Reproduce the listing word for word, leaving every picture behind.
══════
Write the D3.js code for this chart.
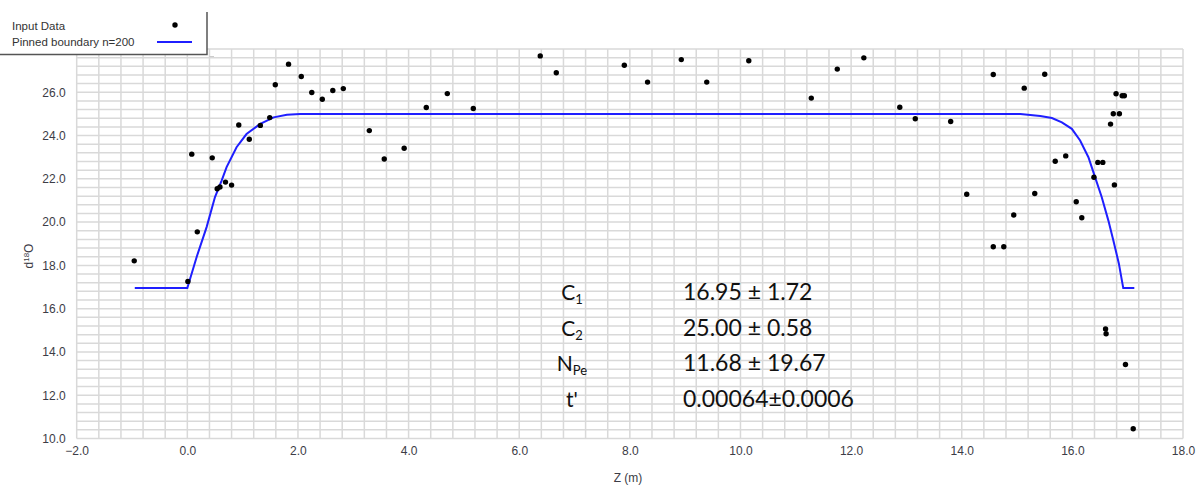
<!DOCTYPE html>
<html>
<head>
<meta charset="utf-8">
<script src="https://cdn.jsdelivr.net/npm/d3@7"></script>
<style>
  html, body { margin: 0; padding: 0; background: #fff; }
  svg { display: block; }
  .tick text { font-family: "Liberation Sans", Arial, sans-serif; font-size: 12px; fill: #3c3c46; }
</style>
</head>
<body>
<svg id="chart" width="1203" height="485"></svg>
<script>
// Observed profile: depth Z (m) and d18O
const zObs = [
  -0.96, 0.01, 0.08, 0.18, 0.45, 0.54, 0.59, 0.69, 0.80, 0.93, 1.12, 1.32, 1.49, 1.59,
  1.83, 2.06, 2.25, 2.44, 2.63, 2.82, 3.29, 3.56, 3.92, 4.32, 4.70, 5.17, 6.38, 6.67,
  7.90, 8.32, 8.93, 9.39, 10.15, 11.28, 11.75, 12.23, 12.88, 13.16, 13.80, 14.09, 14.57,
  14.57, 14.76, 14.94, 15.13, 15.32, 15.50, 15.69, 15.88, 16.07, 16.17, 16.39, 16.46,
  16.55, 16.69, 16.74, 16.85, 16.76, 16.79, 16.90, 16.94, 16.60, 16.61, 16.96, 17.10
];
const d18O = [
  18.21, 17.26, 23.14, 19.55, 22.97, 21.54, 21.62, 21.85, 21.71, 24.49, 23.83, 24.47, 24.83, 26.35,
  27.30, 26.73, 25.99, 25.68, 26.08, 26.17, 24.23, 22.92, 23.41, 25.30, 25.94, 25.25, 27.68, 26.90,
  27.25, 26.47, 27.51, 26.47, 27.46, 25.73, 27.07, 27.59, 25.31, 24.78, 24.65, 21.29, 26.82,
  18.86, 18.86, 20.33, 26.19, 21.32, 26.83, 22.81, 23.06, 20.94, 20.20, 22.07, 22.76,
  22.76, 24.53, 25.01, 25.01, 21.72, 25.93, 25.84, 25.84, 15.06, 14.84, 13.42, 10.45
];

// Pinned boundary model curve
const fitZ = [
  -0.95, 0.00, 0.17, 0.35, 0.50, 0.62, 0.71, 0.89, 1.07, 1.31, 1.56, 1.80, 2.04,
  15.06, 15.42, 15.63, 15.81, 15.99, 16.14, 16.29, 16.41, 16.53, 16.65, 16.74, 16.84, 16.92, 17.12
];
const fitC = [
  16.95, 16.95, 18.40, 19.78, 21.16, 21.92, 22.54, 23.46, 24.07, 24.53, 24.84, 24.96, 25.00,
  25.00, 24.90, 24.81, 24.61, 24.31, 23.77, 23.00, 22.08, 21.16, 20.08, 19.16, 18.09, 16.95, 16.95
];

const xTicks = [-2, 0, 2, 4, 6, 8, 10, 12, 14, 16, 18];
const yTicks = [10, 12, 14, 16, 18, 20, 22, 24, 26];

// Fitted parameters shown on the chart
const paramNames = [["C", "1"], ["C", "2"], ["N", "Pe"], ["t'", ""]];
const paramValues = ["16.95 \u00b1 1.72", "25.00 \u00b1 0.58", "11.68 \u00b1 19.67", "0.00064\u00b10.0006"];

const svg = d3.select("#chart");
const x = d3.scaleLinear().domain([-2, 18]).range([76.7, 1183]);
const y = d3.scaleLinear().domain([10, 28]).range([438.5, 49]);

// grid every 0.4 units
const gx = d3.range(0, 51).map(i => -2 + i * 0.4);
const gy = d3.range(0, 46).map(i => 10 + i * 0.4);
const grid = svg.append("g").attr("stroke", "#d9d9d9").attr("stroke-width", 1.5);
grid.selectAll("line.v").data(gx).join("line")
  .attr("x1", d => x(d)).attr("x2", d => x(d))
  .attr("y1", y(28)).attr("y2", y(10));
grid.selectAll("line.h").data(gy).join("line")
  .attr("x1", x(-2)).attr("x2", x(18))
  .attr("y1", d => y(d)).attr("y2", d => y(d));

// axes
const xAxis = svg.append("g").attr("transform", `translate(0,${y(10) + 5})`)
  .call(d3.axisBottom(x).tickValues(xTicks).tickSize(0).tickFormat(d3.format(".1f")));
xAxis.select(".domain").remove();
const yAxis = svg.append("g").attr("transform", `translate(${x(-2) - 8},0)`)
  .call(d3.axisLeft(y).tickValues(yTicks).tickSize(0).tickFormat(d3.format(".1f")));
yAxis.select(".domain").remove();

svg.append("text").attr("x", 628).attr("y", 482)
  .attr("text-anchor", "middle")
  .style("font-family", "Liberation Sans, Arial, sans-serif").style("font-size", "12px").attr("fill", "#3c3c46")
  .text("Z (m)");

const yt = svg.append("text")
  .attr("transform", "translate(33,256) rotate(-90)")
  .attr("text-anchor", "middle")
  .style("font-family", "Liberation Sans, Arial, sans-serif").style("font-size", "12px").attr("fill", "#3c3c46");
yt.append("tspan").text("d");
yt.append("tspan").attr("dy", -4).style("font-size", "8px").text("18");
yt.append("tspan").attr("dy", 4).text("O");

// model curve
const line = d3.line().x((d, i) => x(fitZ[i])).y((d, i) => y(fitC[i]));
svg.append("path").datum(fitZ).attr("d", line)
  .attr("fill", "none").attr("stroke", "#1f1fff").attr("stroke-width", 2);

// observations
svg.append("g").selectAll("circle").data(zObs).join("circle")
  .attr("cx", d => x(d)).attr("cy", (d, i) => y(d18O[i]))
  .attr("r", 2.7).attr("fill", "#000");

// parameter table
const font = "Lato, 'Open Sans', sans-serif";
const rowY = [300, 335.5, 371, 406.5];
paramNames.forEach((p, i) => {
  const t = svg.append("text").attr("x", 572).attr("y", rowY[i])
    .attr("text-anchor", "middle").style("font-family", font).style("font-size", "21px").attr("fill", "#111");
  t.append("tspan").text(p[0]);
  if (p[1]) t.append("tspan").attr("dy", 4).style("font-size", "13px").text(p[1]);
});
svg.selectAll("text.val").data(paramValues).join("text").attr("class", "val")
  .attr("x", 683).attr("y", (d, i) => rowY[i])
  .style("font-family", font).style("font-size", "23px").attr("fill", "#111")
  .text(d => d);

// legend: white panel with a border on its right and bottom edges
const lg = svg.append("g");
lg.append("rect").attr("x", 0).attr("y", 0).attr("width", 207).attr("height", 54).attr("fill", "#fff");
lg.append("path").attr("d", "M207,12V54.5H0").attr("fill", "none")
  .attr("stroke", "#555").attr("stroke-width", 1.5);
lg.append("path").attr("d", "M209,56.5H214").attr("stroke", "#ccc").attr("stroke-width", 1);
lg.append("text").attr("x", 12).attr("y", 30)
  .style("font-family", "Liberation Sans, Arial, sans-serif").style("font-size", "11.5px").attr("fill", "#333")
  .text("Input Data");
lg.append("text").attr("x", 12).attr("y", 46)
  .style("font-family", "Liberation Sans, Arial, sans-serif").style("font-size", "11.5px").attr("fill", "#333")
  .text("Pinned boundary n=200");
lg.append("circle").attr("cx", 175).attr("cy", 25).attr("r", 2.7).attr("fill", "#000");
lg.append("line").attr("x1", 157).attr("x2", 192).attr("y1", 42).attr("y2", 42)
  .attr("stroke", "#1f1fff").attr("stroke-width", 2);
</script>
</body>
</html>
══════
TASK ANSWER:
Write the D3.js code for this chart.
<!DOCTYPE html>
<html>
<head>
<meta charset="utf-8">
<script src="https://cdn.jsdelivr.net/npm/d3@7"></script>
<style>
  html, body { margin: 0; padding: 0; background: #fff; }
  svg { display: block; }
  .tick text { font-family: "Liberation Sans", Arial, sans-serif; font-size: 12px; fill: #3c3c46; }
</style>
</head>
<body>
<svg id="chart" width="1203" height="485"></svg>
<script>
// Observed profile: depth Z (m) and d18O
const zObs = [
  -0.96, 0.01, 0.08, 0.18, 0.45, 0.54, 0.59, 0.69, 0.80, 0.93, 1.12, 1.32, 1.49, 1.59,
  1.83, 2.06, 2.25, 2.44, 2.63, 2.82, 3.29, 3.56, 3.92, 4.32, 4.70, 5.17, 6.38, 6.67,
  7.90, 8.32, 8.93, 9.39, 10.15, 11.28, 11.75, 12.23, 12.88, 13.16, 13.80, 14.09, 14.57,
  14.57, 14.76, 14.94, 15.13, 15.32, 15.50, 15.69, 15.88, 16.07, 16.17, 16.39, 16.46,
  16.55, 16.69, 16.74, 16.85, 16.76, 16.79, 16.90, 16.94, 16.60, 16.61, 16.96, 17.10
];
const d18O = [
  18.21, 17.26, 23.14, 19.55, 22.97, 21.54, 21.62, 21.85, 21.71, 24.49, 23.83, 24.47, 24.83, 26.35,
  27.30, 26.73, 25.99, 25.68, 26.08, 26.17, 24.23, 22.92, 23.41, 25.30, 25.94, 25.25, 27.68, 26.90,
  27.25, 26.47, 27.51, 26.47, 27.46, 25.73, 27.07, 27.59, 25.31, 24.78, 24.65, 21.29, 26.82,
  18.86, 18.86, 20.33, 26.19, 21.32, 26.83, 22.81, 23.06, 20.94, 20.20, 22.07, 22.76,
  22.76, 24.53, 25.01, 25.01, 21.72, 25.93, 25.84, 25.84, 15.06, 14.84, 13.42, 10.45
];

// Pinned boundary model curve
const fitZ = [
  -0.95, 0.00, 0.17, 0.35, 0.50, 0.62, 0.71, 0.89, 1.07, 1.31, 1.56, 1.80, 2.04,
  15.06, 15.42, 15.63, 15.81, 15.99, 16.14, 16.29, 16.41, 16.53, 16.65, 16.74, 16.84, 16.92, 17.12
];
const fitC = [
  16.95, 16.95, 18.40, 19.78, 21.16, 21.92, 22.54, 23.46, 24.07, 24.53, 24.84, 24.96, 25.00,
  25.00, 24.90, 24.81, 24.61, 24.31, 23.77, 23.00, 22.08, 21.16, 20.08, 19.16, 18.09, 16.95, 16.95
];

const xTicks = [-2, 0, 2, 4, 6, 8, 10, 12, 14, 16, 18];
const yTicks = [10, 12, 14, 16, 18, 20, 22, 24, 26];

// Fitted parameters shown on the chart
const paramNames = [["C", "1"], ["C", "2"], ["N", "Pe"], ["t'", ""]];
const paramValues = ["16.95 \u00b1 1.72", "25.00 \u00b1 0.58", "11.68 \u00b1 19.67", "0.00064\u00b10.0006"];

const svg = d3.select("#chart");
const x = d3.scaleLinear().domain([-2, 18]).range([76.7, 1183]);
const y = d3.scaleLinear().domain([10, 28]).range([438.5, 49]);

// grid every 0.4 units
const gx = d3.range(0, 51).map(i => -2 + i * 0.4);
const gy = d3.range(0, 46).map(i => 10 + i * 0.4);
const grid = svg.append("g").attr("stroke", "#d9d9d9").attr("stroke-width", 1.5);
grid.selectAll("line.v").data(gx).join("line")
  .attr("x1", d => x(d)).attr("x2", d => x(d))
  .attr("y1", y(28)).attr("y2", y(10));
grid.selectAll("line.h").data(gy).join("line")
  .attr("x1", x(-2)).attr("x2", x(18))
  .attr("y1", d => y(d)).attr("y2", d => y(d));

// axes
const xAxis = svg.append("g").attr("transform", `translate(0,${y(10) + 5})`)
  .call(d3.axisBottom(x).tickValues(xTicks).tickSize(0).tickFormat(d3.format(".1f")));
xAxis.select(".domain").remove();
const yAxis = svg.append("g").attr("transform", `translate(${x(-2) - 8},0)`)
  .call(d3.axisLeft(y).tickValues(yTicks).tickSize(0).tickFormat(d3.format(".1f")));
yAxis.select(".domain").remove();

svg.append("text").attr("x", 628).attr("y", 482)
  .attr("text-anchor", "middle")
  .style("font-family", "Liberation Sans, Arial, sans-serif").style("font-size", "12px").attr("fill", "#3c3c46")
  .text("Z (m)");

const yt = svg.append("text")
  .attr("transform", "translate(33,256) rotate(-90)")
  .attr("text-anchor", "middle")
  .style("font-family", "Liberation Sans, Arial, sans-serif").style("font-size", "12px").attr("fill", "#3c3c46");
yt.append("tspan").text("d");
yt.append("tspan").attr("dy", -4).style("font-size", "8px").text("18");
yt.append("tspan").attr("dy", 4).text("O");

// model curve
const line = d3.line().x((d, i) => x(fitZ[i])).y((d, i) => y(fitC[i]));
svg.append("path").datum(fitZ).attr("d", line)
  .attr("fill", "none").attr("stroke", "#1f1fff").attr("stroke-width", 2);

// observations
svg.append("g").selectAll("circle").data(zObs).join("circle")
  .attr("cx", d => x(d)).attr("cy", (d, i) => y(d18O[i]))
  .attr("r", 2.7).attr("fill", "#000");

// parameter table
const font = "Lato, 'Open Sans', sans-serif";
const rowY = [300, 335.5, 371, 406.5];
paramNames.forEach((p, i) => {
  const t = svg.append("text").attr("x", 572).attr("y", rowY[i])
    .attr("text-anchor", "middle").style("font-family", font).style("font-size", "21px").attr("fill", "#111");
  t.append("tspan").text(p[0]);
  if (p[1]) t.append("tspan").attr("dy", 4).style("font-size", "13px").text(p[1]);
});
svg.selectAll("text.val").data(paramValues).join("text").attr("class", "val")
  .attr("x", 683).attr("y", (d, i) => rowY[i])
  .style("font-family", font).style("font-size", "23px").attr("fill", "#111")
  .text(d => d);

// legend: white panel with a border on its right and bottom edges
const lg = svg.append("g");
lg.append("rect").attr("x", 0).attr("y", 0).attr("width", 207).attr("height", 54).attr("fill", "#fff");
lg.append("path").attr("d", "M207,12V54.5H0").attr("fill", "none")
  .attr("stroke", "#555").attr("stroke-width", 1.5);
lg.append("path").attr("d", "M209,56.5H214").attr("stroke", "#ccc").attr("stroke-width", 1);
lg.append("text").attr("x", 12).attr("y", 30)
  .style("font-family", "Liberation Sans, Arial, sans-serif").style("font-size", "11.5px").attr("fill", "#333")
  .text("Input Data");
lg.append("text").attr("x", 12).attr("y", 46)
  .style("font-family", "Liberation Sans, Arial, sans-serif").style("font-size", "11.5px").attr("fill", "#333")
  .text("Pinned boundary n=200");
lg.append("circle").attr("cx", 175).attr("cy", 25).attr("r", 2.7).attr("fill", "#000");
lg.append("line").attr("x1", 157).attr("x2", 192).attr("y1", 42).attr("y2", 42)
  .attr("stroke", "#1f1fff").attr("stroke-width", 2);
</script>
</body>
</html>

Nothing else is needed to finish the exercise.